Explicit concrete examples of k-affinoid algebras I am having some troubles understanding $k$-affinoid algebras (where ($k$, |.|) is a complete, non Archimedean field, |.| is not trivial) and i am looking for some more concrete and particular examples for better understanding. I was wondering if we can find some $k$-affinoid algebras $(A,||.||)$ where : 


*

*||.|| is not power multiplicative

*||.|| is Archimedean.

*$A$ is reduced and ||.|| is not multiplicative.

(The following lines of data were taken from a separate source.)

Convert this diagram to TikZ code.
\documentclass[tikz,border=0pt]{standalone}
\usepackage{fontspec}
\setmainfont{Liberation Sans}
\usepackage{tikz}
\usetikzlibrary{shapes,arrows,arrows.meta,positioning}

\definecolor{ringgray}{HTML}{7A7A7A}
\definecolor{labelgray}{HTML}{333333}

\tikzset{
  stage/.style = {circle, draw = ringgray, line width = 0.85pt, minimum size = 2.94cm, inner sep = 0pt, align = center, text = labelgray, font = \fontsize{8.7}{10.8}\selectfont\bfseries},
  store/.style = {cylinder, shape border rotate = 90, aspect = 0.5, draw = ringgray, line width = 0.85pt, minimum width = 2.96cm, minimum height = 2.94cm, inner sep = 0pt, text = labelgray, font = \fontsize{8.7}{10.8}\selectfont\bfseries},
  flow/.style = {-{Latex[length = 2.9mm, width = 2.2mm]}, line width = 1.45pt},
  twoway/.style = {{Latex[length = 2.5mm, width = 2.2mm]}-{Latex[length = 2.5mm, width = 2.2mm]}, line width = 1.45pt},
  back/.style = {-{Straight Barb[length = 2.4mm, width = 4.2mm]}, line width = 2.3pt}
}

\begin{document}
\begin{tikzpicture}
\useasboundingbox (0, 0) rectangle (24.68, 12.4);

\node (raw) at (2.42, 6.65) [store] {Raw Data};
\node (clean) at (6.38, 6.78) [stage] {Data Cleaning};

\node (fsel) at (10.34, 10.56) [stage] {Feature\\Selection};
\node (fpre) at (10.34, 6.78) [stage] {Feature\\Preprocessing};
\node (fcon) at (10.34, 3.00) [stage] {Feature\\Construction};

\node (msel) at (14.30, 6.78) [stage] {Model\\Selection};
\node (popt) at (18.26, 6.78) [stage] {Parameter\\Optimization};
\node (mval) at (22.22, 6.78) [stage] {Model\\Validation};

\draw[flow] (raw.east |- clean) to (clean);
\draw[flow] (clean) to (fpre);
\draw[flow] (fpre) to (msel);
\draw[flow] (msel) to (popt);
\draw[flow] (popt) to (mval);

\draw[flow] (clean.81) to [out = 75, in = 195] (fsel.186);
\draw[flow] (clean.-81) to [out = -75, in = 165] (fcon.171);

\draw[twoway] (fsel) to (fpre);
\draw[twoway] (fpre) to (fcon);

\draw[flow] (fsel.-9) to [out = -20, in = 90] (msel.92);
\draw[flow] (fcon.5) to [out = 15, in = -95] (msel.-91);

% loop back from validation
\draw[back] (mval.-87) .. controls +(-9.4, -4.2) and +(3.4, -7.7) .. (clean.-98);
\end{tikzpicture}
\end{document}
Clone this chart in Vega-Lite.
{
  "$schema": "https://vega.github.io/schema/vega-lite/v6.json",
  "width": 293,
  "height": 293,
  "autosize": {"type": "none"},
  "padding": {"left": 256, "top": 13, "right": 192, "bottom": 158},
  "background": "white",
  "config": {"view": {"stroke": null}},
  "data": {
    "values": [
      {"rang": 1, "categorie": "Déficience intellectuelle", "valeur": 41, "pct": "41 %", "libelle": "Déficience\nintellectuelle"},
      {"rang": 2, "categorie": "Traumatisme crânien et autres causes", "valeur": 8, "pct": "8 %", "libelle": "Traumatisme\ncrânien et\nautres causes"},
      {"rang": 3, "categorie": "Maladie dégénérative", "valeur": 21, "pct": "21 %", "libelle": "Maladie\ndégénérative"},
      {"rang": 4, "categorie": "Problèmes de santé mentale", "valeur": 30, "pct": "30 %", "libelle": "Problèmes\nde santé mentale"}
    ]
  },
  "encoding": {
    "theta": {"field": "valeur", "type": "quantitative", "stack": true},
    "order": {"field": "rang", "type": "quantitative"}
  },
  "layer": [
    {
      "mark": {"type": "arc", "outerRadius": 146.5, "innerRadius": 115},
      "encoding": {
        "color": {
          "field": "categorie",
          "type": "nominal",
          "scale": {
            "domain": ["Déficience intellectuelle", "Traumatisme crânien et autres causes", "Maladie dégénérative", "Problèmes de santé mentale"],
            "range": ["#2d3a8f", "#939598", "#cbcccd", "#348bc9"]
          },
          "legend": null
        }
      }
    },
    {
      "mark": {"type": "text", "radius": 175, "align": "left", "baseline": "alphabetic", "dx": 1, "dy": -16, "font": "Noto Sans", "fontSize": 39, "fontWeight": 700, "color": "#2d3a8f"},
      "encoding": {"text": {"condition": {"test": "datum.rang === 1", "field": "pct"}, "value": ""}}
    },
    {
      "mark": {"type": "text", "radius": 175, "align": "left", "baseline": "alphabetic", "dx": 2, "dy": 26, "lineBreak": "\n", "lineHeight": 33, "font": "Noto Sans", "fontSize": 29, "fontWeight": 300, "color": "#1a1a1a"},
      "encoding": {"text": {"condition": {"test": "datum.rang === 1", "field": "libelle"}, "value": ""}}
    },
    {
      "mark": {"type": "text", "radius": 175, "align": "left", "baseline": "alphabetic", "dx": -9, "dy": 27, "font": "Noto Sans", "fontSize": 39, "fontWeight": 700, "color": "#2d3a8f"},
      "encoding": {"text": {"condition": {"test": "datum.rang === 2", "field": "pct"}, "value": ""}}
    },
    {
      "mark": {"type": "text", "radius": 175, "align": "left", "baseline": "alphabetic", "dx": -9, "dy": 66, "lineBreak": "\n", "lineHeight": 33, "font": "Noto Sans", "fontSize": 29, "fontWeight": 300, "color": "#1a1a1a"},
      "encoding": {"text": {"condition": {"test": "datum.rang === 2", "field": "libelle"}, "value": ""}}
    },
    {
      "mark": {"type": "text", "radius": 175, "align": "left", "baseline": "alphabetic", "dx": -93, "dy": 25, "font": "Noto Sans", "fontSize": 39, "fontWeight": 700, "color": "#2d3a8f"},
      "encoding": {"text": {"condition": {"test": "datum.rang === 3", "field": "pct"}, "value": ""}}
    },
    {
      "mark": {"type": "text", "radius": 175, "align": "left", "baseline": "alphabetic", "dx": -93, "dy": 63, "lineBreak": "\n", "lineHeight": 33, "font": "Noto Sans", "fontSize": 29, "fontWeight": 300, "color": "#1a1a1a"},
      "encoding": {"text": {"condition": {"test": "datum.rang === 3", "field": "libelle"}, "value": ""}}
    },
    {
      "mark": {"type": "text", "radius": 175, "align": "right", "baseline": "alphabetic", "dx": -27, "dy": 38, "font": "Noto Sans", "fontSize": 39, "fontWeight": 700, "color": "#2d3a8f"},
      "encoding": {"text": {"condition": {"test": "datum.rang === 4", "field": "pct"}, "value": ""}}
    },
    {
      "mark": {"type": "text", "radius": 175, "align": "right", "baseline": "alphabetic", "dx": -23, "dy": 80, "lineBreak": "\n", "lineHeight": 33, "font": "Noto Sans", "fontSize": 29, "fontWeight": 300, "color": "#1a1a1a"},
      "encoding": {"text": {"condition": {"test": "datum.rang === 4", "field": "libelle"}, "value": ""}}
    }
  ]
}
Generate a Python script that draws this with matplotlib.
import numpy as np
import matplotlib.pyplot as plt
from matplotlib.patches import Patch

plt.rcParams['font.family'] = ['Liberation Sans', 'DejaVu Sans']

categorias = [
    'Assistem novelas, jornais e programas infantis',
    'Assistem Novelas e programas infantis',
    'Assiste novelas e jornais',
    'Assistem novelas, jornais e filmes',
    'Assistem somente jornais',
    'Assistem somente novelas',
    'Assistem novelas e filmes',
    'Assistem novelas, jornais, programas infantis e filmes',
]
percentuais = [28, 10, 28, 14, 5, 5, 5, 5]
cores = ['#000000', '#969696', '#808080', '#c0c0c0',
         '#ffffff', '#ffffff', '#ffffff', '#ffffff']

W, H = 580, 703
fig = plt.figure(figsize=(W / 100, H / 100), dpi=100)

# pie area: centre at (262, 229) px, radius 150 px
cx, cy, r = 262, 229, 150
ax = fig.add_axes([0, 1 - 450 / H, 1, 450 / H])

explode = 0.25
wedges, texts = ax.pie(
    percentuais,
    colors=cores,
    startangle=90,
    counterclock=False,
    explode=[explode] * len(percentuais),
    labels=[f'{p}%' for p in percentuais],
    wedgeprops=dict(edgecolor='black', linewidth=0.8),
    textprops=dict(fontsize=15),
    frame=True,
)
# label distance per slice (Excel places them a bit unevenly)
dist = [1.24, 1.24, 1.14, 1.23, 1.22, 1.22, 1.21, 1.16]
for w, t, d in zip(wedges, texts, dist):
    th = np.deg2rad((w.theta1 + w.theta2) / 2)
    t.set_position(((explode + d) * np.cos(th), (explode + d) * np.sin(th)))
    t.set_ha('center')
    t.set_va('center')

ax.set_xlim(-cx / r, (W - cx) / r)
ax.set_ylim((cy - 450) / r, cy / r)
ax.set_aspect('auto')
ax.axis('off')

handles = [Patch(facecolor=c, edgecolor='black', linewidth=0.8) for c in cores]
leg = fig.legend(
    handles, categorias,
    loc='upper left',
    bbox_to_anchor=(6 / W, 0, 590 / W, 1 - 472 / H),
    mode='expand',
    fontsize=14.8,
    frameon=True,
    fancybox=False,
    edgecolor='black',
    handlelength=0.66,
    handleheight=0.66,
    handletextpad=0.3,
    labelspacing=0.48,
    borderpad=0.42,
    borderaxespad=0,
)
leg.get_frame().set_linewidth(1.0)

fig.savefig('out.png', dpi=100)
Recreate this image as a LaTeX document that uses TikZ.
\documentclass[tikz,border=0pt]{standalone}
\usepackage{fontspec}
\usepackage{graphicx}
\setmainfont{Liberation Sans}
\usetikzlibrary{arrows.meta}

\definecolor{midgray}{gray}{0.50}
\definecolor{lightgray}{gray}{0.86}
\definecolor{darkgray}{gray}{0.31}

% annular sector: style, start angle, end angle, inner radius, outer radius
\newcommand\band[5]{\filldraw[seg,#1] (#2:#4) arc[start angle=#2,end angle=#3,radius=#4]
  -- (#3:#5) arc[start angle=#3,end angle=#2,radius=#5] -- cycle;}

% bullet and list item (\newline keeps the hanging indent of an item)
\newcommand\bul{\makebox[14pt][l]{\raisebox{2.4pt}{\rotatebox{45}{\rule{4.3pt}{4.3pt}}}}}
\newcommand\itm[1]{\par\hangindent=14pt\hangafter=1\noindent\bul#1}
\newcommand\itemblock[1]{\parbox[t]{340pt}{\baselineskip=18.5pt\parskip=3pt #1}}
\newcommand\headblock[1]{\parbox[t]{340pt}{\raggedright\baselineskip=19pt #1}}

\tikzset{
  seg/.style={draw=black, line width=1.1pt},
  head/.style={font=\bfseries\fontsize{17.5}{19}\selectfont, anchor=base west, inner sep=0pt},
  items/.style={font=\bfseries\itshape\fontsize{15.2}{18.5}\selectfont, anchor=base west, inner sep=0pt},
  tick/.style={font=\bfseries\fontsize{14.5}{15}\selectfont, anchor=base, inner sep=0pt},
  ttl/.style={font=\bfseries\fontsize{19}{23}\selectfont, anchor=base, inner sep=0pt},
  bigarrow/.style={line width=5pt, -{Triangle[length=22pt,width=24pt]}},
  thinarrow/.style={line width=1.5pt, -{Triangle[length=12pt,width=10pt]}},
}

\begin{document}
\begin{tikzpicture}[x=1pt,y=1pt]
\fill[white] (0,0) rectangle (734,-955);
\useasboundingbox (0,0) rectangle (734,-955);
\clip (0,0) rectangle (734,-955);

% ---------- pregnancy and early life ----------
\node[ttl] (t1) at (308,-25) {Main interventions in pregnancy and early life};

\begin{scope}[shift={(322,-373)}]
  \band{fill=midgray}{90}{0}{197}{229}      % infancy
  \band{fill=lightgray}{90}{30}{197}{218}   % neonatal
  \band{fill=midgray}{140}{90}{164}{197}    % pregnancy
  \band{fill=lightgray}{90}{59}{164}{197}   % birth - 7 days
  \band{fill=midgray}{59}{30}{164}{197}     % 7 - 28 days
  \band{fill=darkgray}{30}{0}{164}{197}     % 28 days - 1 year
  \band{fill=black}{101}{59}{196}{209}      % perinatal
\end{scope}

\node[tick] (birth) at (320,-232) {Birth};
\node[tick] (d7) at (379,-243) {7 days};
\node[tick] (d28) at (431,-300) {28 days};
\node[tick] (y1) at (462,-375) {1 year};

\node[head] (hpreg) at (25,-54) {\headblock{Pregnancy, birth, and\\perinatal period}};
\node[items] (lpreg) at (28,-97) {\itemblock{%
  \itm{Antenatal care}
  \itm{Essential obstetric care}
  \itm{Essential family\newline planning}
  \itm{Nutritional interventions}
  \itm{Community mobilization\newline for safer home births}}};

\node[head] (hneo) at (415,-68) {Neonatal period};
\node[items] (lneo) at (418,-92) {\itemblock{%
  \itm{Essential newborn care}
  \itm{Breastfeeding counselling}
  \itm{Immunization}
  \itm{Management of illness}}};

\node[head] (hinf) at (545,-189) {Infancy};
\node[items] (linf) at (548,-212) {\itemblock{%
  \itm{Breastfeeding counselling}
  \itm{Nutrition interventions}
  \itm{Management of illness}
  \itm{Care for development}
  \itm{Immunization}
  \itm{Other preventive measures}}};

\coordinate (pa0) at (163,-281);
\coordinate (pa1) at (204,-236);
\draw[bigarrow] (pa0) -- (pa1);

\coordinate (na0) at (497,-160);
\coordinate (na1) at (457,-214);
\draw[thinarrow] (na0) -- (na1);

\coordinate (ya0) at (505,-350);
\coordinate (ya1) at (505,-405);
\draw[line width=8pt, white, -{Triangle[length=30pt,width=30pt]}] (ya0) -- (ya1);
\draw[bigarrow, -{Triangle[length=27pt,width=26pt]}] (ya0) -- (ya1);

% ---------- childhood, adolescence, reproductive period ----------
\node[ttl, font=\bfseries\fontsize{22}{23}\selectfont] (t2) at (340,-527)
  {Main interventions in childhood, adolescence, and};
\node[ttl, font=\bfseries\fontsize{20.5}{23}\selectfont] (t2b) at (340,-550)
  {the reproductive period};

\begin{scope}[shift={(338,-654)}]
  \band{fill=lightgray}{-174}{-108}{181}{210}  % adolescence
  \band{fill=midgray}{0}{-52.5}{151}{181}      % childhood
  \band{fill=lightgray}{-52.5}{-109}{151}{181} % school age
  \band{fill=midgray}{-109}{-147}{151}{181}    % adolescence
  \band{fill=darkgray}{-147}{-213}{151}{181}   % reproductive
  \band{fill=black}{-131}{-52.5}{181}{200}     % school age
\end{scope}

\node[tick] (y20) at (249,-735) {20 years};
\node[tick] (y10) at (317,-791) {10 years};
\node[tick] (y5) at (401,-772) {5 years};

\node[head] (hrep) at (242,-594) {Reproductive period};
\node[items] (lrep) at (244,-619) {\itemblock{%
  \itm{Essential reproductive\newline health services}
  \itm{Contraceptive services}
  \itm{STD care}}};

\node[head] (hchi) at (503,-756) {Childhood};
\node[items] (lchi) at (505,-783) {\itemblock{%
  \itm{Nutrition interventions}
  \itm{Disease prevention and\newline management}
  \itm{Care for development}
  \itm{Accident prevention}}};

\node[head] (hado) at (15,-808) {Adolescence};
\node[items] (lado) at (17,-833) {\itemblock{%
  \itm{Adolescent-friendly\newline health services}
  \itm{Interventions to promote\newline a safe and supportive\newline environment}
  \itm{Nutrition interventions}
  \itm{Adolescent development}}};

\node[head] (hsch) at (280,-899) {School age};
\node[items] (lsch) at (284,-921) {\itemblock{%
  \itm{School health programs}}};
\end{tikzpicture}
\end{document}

An example or a construction would really help, thanks
 A: A bit old, but maybe this still helps someone.
I'll start with your second example: Find some $K$-affinoid algebra $A$ such that the norm is not non-archimedean.
For this consider $K\langle T \rangle = \{\sum_{n \in \mathbb N} a_nT^n \in K[[T]] \mid \sum_{n \in \mathbb N} |a_n| < \infty \}$, where the norm is given by $\|\sum_{n \in \mathbb N} a_nT^n\| = \sum_{n \in \mathbb N} |a_n|$. This is a Banach $K$-algebra. The quotient
$$A := K\langle T \rangle /(T^2)$$
equipped with the residue norm is a Banach $K$-algebra again, as $(T^2)$ is closed. Write $\mathbb T$ for the Tate-algebra $K\{T\}$ with the Gauss-norm. Then 
$$\mathbb T \to A, \sum_{n \in \mathbb N} a_nT^n \mapsto [a_1T + a_0]$$
is a well-defined and continuous, as $\|[T]\|_{res} = 1 = \|T\|_{Gauss}$, $K$-linear and obviously surjective. In particular it's admissible, which shows that $A$ is indeed a (strictly) $K$-affinoid algebra. However the residue norm on it is not non-archimedean, as for example
$$2 = \|[1 + T]\|_{res} > 1 = \max\{\|[1]\|_{res}, \|[T]\|_{res}\}.$$

For the first and third example it obiously suffices to find an example that is reduced and not power-multiplicative. I don't have a full proof, but $K\{2^{-1}T\}/(T^2-1)$ equipped with residue norm (obviously $K$-affinoid as $(T^2-1)$ is closed) should do the trick, and show that it's not power-multiplicative by showing that $\|[T^2]\|_{res} \neq \|[T]\|_{res}^2$.